▶ [TASK REQUIREMENTS]
Pick out the lines containing "this".

▶ [DATA PROVIDED]
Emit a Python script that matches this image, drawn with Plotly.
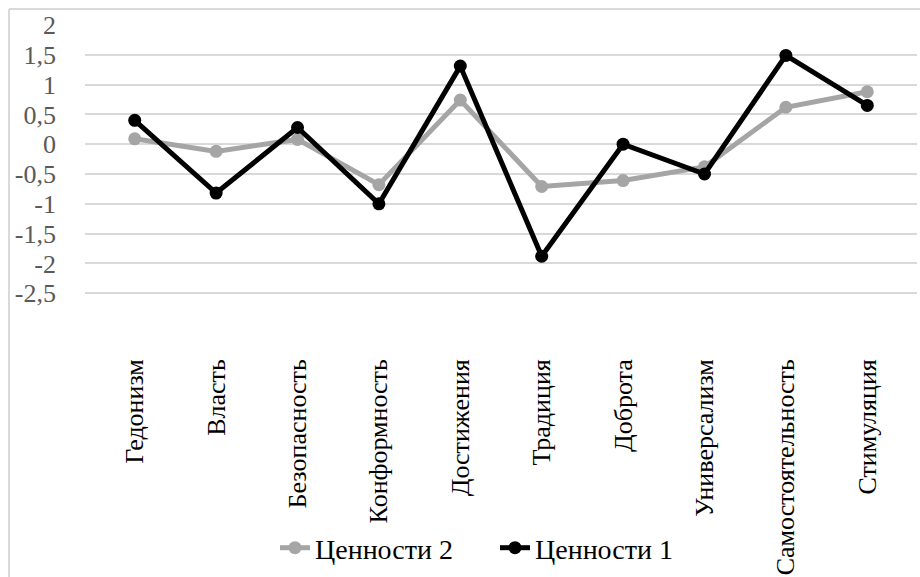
import plotly.graph_objects as go

categories = ["Гедонизм", "Власть", "Безопасность", "Конформность", "Достижения",
              "Традиция", "Доброта", "Универсализм", "Самостоятельность", "Стимуляция"]
values_2 = [0.09, -0.12, 0.08, -0.68, 0.74, -0.71, -0.61, -0.38, 0.62, 0.88]
values_1 = [0.40, -0.82, 0.28, -1.00, 1.31, -1.88, 0.00, -0.50, 1.49, 0.65]
y_ticks = [-2.5, -2, -1.5, -1, -0.5, 0, 0.5, 1, 1.5, 2]
y_tick_text = ["-2,5", "-2", "-1,5", "-1", "-0,5", "0", "0,5", "1", "1,5", "2"]

FONT = "Times New Roman"
FS = 26

fig = go.Figure()
fig.add_trace(go.Scatter(
    x=categories, y=values_2, name="Ценности 2", mode="lines+markers",
    line=dict(color="#A5A5A5", width=5), marker=dict(color="#A5A5A5", size=13),
))
fig.add_trace(go.Scatter(
    x=categories, y=values_1, name="Ценности 1", mode="lines+markers",
    line=dict(color="#000000", width=5), marker=dict(color="#000000", size=13),
))

W, H = 920, 577
L, R, T, B = 85, 3, 25, 254
pw, ph = W - L - R, H - T - B

def px_x(p):
    return (p - L) / pw

def px_y(p):
    return (H - B - p) / ph

# chart frame (left and top edges)
frame = dict(type="line", xref="paper", yref="paper", line=dict(color="#D9D9D9", width=2))
fig.add_shape(**frame, x0=px_x(9), x1=px_x(9), y0=px_y(9), y1=px_y(590))
fig.add_shape(**frame, x0=px_x(9), x1=px_x(930), y0=px_y(9), y1=px_y(9))

fig.update_layout(
    width=W, height=H,
    margin=dict(l=L, r=R, t=T, b=B, autoexpand=False),
    paper_bgcolor="white", plot_bgcolor="white",
    font=dict(family=FONT, size=FS, color="#000000"),
    showlegend=True,
    legend=dict(orientation="h", x=px_x(495), xanchor="center", y=px_y(548), yanchor="middle",
                font=dict(family=FONT, size=28, color="#000000"),
                entrywidth=175, entrywidthmode="pixels",
                bgcolor="rgba(0,0,0,0)"),
)
fig.update_xaxes(
    type="category", tickangle=-90, showgrid=False, zeroline=False, showline=False,
    ticks="", ticklabelstandoff=30,
    tickfont=dict(family=FONT, size=FS, color="#000000"),
)
fig.update_yaxes(
    range=[-3, 2], tickvals=y_ticks, ticktext=y_tick_text,
    showgrid=True, gridcolor="#D9D9D9", gridwidth=2, zeroline=False, showline=False,
    ticks="", ticklabelstandoff=28,
    tickfont=dict(family=FONT, size=FS, color="#595959"),
)

fig.write_html("out.html")
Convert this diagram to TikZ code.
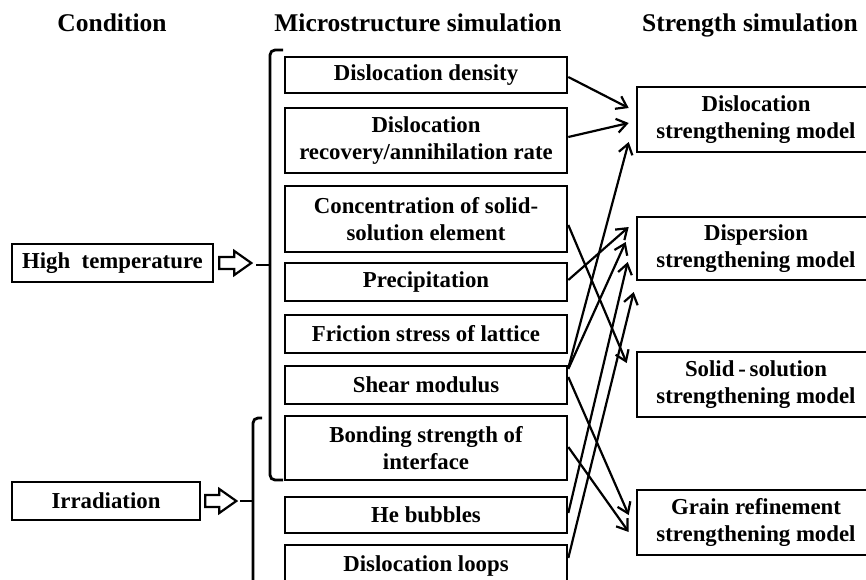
\documentclass[tikz,border=0pt]{standalone}
\usepackage{fontspec}
\setmainfont{Liberation Serif}
\usetikzlibrary{arrows.meta,calc}
\newcommand\bxfont{\fontsize{22.8}{27}\selectfont\bfseries}
\newcommand\hdfont{\fontsize{25.5}{30}\selectfont\bfseries}
\begin{document}
\begin{tikzpicture}[x=1pt,y=-1pt,
  box/.style={draw,line width=2.6pt,inner sep=0pt,align=center,font=\bxfont},
  hd/.style={font=\hdfont,inner sep=0pt,anchor=base},
  arr/.style={line width=2.2pt,-{Straight Barb[length=10pt,width=14pt,line width=2.2pt]}},
  hollow/.style={line width=2.2pt,line join=miter},
  brk/.style={line width=2.8pt,rounded corners=5pt},
  tick/.style={line width=2.8pt}]
\useasboundingbox (0,0) rectangle (866,579);
\clip (0,0) rectangle (866,579);
\fill[white] (0,0) rectangle (866,579);
% headers
\node[hd] (h1) at (112,31) {Condition};
\node[hd] (h2) at (418,31) {Microstructure simulation};
\node[hd] (h3) at (750,31) {Strength simulation};
% left boxes
\node[box,minimum width=201,minimum height=38] (ht) at (112.5,263) {High\ \ temperature};
\node[box,minimum width=188,minimum height=38] (ir) at (106,501) {Irradiation};
% middle boxes
\node[box,minimum width=282,minimum height=36] (m1) at (426,75) {Dislocation density};
\node[box,minimum width=282,minimum height=65] (m2) at (426,140.5) {Dislocation\\recovery/annihilation rate};
\node[box,minimum width=282,minimum height=66] (m3) at (426,219) {Concentration of solid-\\solution element};
\node[box,minimum width=282,minimum height=38] (m4) at (426,282) {Precipitation};
\node[box,minimum width=282,minimum height=38] (m5) at (426,334) {Friction stress of lattice};
\node[box,minimum width=282,minimum height=38] (m6) at (426,385) {Shear modulus};
\node[box,minimum width=282,minimum height=64] (m7) at (426,448) {Bonding strength of\\interface};
\node[box,minimum width=282,minimum height=36] (m8) at (426,515) {He bubbles};
\node[box,minimum width=282,minimum height=42] (m9) at (426,566) {Dislocation loops};
% right boxes
\node[box,minimum width=238,minimum height=65] (A) at (756,119.5) {Dislocation\\strengthening model};
\node[box,minimum width=238,minimum height=63] (B) at (756,248.5) {Dispersion\\strengthening model};
\node[box,minimum width=238,minimum height=65] (C) at (756,384.5) {Solid\,-\,solution\\strengthening model};
\node[box,minimum width=238,minimum height=65] (D) at (756,522.5) {Grain refinement\\strengthening model};
% braces
\coordinate (b1) at (270,265);
\coordinate (b2) at (253,501);
\draw[brk] (283,50) -- (270,50) -- (270,480) -- (283,480);
\draw[tick] ($(b1)+(-14,0)$) -- (b1);
\draw[brk] (262,418) -- (253,418) -- (253,600);
\draw[tick] ($(b2)+(-13,0)$) -- (b2);
% hollow arrows
\draw[hollow] ($(ht.east)+(5,-6)$) -- ++(15,0) -- ++(0,-6) -- ++(17,12) -- ++(-17,12) -- ++(0,-6) -- ++(-15,0) -- cycle;
\draw[hollow] ($(ir.east)+(4,-6)$) -- ++(14,0) -- ++(0,-6) -- ++(17,12) -- ++(-17,12) -- ++(0,-6) -- ++(-14,0) -- cycle;
% connectors
\draw[arr] ($(m1.east)+(0,2)$) -- ($(A.west)+(-7,-11.5)$);
\draw[arr] ($(m2.east)+(0,-3.5)$) -- ($(A.west)+(-7,3.5)$);
\draw[arr] ($(m6.east)+(0,-17)$) -- ($(A.west)+(-7,22.5)$);
\draw[arr] ($(m3.east)+(0,6)$) -- ($(C.west)+(-9,-21.5)$);
\draw[arr] ($(m4.east)+(0,-2)$) -- ($(B.west)+(-7,-21.5)$);
\draw[arr] ($(m6.east)+(0,-16)$) -- ($(B.west)+(-10,-6.5)$);
\draw[arr] ($(m8.east)+(0,-2)$) -- ($(B.west)+(-8,13.5)$);
\draw[arr] ($(m9.east)+(0,-8)$) -- ($(B.west)+(-2,43.5)$);
\draw[arr] ($(m6.east)+(0,-8)$) -- ($(D.west)+(-7,-7.5)$);
\draw[arr] ($(m7.east)+(0,-1)$) -- ($(D.west)+(-7,9.5)$);
\end{tikzpicture}
\end{document}
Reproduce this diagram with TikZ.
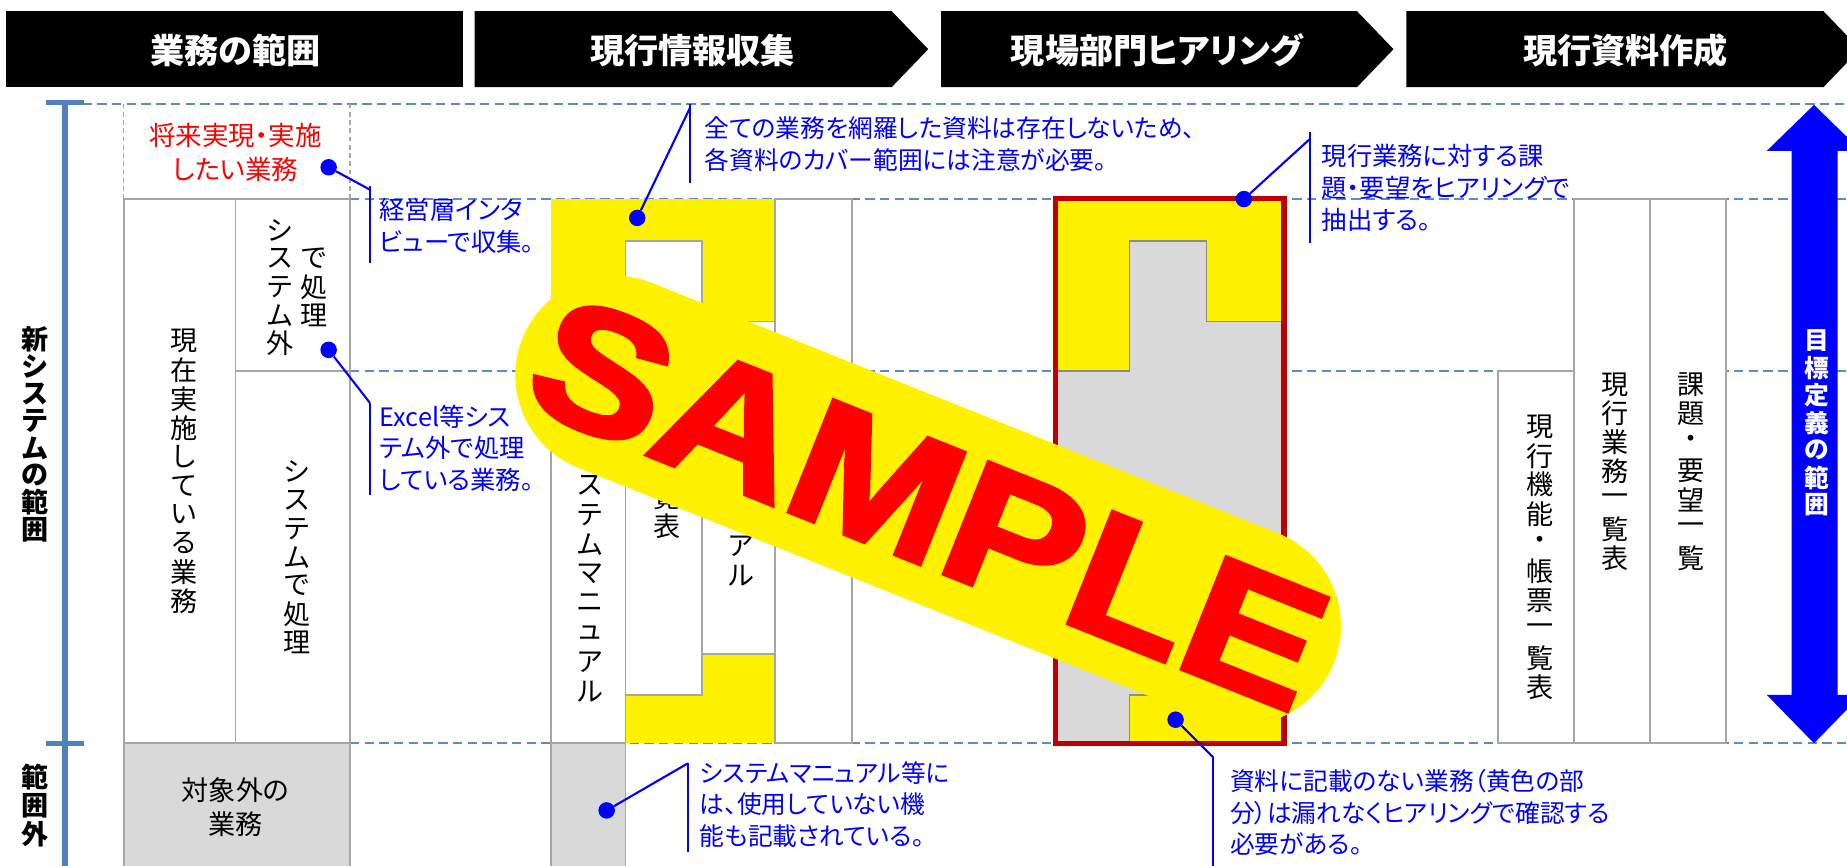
\documentclass[tikz,border=0pt]{standalone}
\usepackage{fontspec}
\setmainfont{Noto Sans CJK JP}
\newfontfamily\jpp{Noto Sans CJK JP}[RawFeature=+palt]
\newfontfamily\sampfont{Liberation Sans}[BoldFeatures={FakeBold=2.5}]
\definecolor{dashblue}{RGB}{91,139,200}
\definecolor{axisblue}{RGB}{79,129,189}
\definecolor{boxgray}{RGB}{166,166,166}
\definecolor{edgegray}{RGB}{140,140,140}
\definecolor{fillgray}{RGB}{217,217,217}
\definecolor{darkred}{RGB}{192,0,0}
\definecolor{textblue}{RGB}{0,0,255}
\makeatletter
\newcommand\vstack[2]{\vbox{\offinterlineskip\@tfor\vs@c:=#2\do{\hbox to 1.1em{\hss\vbox to #1{\vss\hbox{\vs@c}\vss}\hss}}}}
\makeatother
\tikzset{
  gbox/.style={draw=boxgray, line width=1.5pt, fill=white},
  dline/.style={draw=dashblue, line width=1.7pt, dash pattern=on 8pt off 4.5pt},
  lead/.style={draw=textblue, line width=1.8pt},
  dotn/.style={circle, fill=textblue, inner sep=0pt, minimum size=14pt},
  callout/.style={text=textblue, font=\jpp\fontsize{21.5}{27}\selectfont, align=left, anchor=west, inner sep=0pt},
  vt/.style={inner sep=0pt, font=\fontsize{23}{23}\selectfont},
  vtb/.style={inner sep=0pt, font=\bfseries\fontsize{23}{23}\selectfont},
  hdr/.style={text=white, font=\jpp\bfseries\fontsize{29}{29}\selectfont, inner sep=0pt},
}
\begin{document}
\begin{tikzpicture}[x=1pt, y=-1pt]
\useasboundingbox (0,0) rectangle (1568,735);
\clip (0,0) rectangle (1568,735);
\fill[white] (0,0) rectangle (1568,735);

% header
\fill[black] (5,9.5) rectangle (393,74);
\fill[black] (403,9.5) -- (757,9.5) -- (788,41.75) -- (757,74) -- (403,74) -- cycle;
\fill[black] (799,9.5) -- (1152,9.5) -- (1183,41.75) -- (1152,74) -- (799,74) -- cycle;
\fill[black] (1194,9.5) -- (1548,9.5) -- (1579,41.75) -- (1548,74) -- (1194,74) -- cycle;
\node[hdr] (h1) at (200,43) {業務の範囲};
\node[hdr] (h2) at (588,43) {現行情報収集};
\node[hdr] (h3) at (982,43) {現場部門ヒアリング};
\node[hdr] (h4) at (1380,43) {現行資料作成};

% dashed guide lines
\draw[dline] (70,88) -- (1568,88);
\draw[dline] (297,169) -- (1568,169);
\draw[dline] (297,315) -- (1568,315);
\draw[dline] (297,631) -- (1568,631);

% group 1
\draw[boxgray, line width=1.2pt, dash pattern=on 4pt off 3pt] (105,169) -- (105,88);
\draw[boxgray, line width=1.2pt, dash pattern=on 4pt off 3pt] (297,169) -- (297,88);
\draw[gbox] (105,169) rectangle (200,631);
\draw[gbox] (200,169) rectangle (297,315);
\draw[gbox] (200,315) rectangle (297,631);
\draw[gbox, fill=fillgray] (105,631) rectangle (297,745);
\node[text=red, font=\jpp\fontsize{22.5}{29}\selectfont, align=center, inner sep=0pt] (fut) at (200,129.5) {将来実現・実施\\したい業務};
\node[vt] (g1a) at (156,400) {\vstack{24.5pt}{現在実施している業務}};
\node[vt] (g1b) at (238,243.5) {\vstack{24pt}{システム外}};
\node[vt] (g1c) at (267,243.5) {\vstack{24pt}{で処理}};
\node[vt] (g1d) at (252,473) {\vstack{24.2pt}{システムで処理}};
\node[font=\jpp\fontsize{23}{29}\selectfont, align=center, inner sep=0pt] (g1e) at (200,685.5) {対象外の\\業務};

% group 2
\fill[yellow] (468,169) rectangle (658,631);
\draw[gbox] (468,315) rectangle (531,631);
\draw[gbox, fill=fillgray] (468,631) rectangle (531,745);
\draw[gbox] (531,204.5) rectangle (596,590);
\draw[gbox] (596,273) rectangle (658,555);
\draw[gbox] (658,169) rectangle (723,631);
\node[vt] (g2a) at (501,487) {\vstack{25pt}{システムマニュアル}};
\node[vt] (g2b) at (566,397) {\vstack{25pt}{機能一覧表}};
\node[vt] (g2c) at (629,414) {\vstack{25pt}{業務マニュアル}};

% group 3
\fill[yellow] (896,168.5) rectangle (1090,631);
\draw[draw=edgegray, fill=fillgray, line width=1.2pt] (896,315) -- (959,315) -- (959,204.5) -- (1024,204.5) -- (1024,273) -- (1090,273) -- (1090,555) -- (1024,555) -- (1024,590) -- (959,590) -- (959,631) -- (896,631) -- cycle;
\draw[darkred, line width=4.5pt] (896,168.5) rectangle (1090,631);

% group 4
\draw[gbox] (1272,315) rectangle (1336,631);
\draw[gbox] (1336,169) rectangle (1401,631);
\draw[gbox] (1401,169) rectangle (1465,631);
\node[vt] (g4a) at (1307,473) {\vstack{24.6pt}{現行機能・帳票一覧表}};
\node[vt] (g4b) at (1371,400) {\vstack{24.5pt}{現行業務一覧表}};
\node[vt] (g4c) at (1436,400) {\vstack{24.5pt}{課題・要望一覧}};

% target arrow
\fill[textblue] (1540,89) -- (1580,128) -- (1560,128) -- (1560,590) -- (1580,590) -- (1540,631) -- (1500,590) -- (1521,590) -- (1521,128) -- (1500,128) -- cycle;
\node[inner sep=0pt, text=white, font=\bfseries\fontsize{21}{21}\selectfont] (tgt) at (1542,359) {\vstack{23.2pt}{目標定義の範囲}};

% left axis
\draw[axisblue, line width=5pt] (55,86) -- (55,740);
\draw[axisblue, line width=4.5pt] (39,87) -- (71,87);
\draw[axisblue, line width=4.5pt] (39,631) -- (71,631);
\node[vtb] (lab1) at (30,369) {\vstack{23pt}{新システムの範囲}};
\node[vtb] (lab2) at (30,684) {\vstack{24pt}{範囲外}};

% SAMPLE stamp
\node[fill=yellow, rounded corners=84.6pt, minimum width=742pt, minimum height=169pt, rotate=-21.8, inner sep=0pt] (stamp) at (788,425) {};
\node[rotate=-21.8, text=red, font=\sampfont\bfseries\fontsize{148}{148}\selectfont, text height=106pt, text depth=0pt, inner sep=0pt] (samp) at (789,425) {\scalebox{1.15}[1]{SAMPLE}};

% callouts
\node[dotn] (d1) at (279,142) {};
\coordinate (k1) at (314,161);
\coordinate (b1t) at (314,158);
\coordinate (b1b) at (314,223);
\draw[lead] (d1) -- (k1);
\draw[lead] (b1t) -- (b1b);
\node[callout] (t1) at (322,191.5) {経営層インタ\\ビューで収集。};

\node[dotn] (d2) at (279,297) {};
\coordinate (k2) at (314,342);
\coordinate (b2b) at (314,420);
\draw[lead] (d2) -- (k2);
\draw[lead] (k2) -- (b2b);
\node[callout] (t2) at (322,380.5) {Excel等シス\\テム外で処理\\している業務。};

\node[dotn] (d3) at (541,185) {};
\coordinate (k3) at (586,91);
\coordinate (b3t) at (586,88);
\coordinate (b3b) at (586,155);
\draw[lead] (d3) -- (k3);
\draw[lead] (b3t) -- (b3b);
\node[callout, font=\jpp\fontsize{21}{27}\selectfont] (t3) at (598,122.5) {全ての業務を網羅した資料は存在しないため、\\各資料のカバー範囲には注意が必要。};

\node[dotn] (d4) at (515,688) {};
\coordinate (k4) at (584,648);
\coordinate (b4b) at (584,723);
\draw[lead] (d4) -- (k4);
\draw[lead] (k4) -- (b4b);
\node[callout, font=\jpp\fontsize{21}{27}\selectfont] (t4) at (594,683) {システムマニュアル等に\\は、使用していない機\\能も記載されている。};

\node[dotn] (d5) at (1056,169) {};
\coordinate (k5) at (1112,118);
\coordinate (b5t) at (1112,112);
\coordinate (b5b) at (1112,206);
\draw[lead] (d5) -- (k5);
\draw[lead] (b5t) -- (b5b);
\node[callout] (t5) at (1122,159.7) {現行業務に対する課\\題・要望をヒアリングで\\抽出する。};

\node[dotn] (d6) at (998,611) {};
\coordinate (k6) at (1030,643);
\coordinate (b6b) at (1030,740);
\draw[lead] (d6) -- (k6);
\draw[lead] (k6) -- (b6b);
\node[callout, font=\jpp\fontsize{21}{27}\selectfont] (t6) at (1044,689.7) {資料に記載のない業務（黄色の部\\分）は漏れなくヒアリングで確認する\\必要がある。};
\end{tikzpicture}
\end{document}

▶ [COMPLETED EXERCISE]
Emit a Python script that matches this image, drawn with Plotly.
Convert this diagram to TikZ code.
Reproduce this diagram with TikZ.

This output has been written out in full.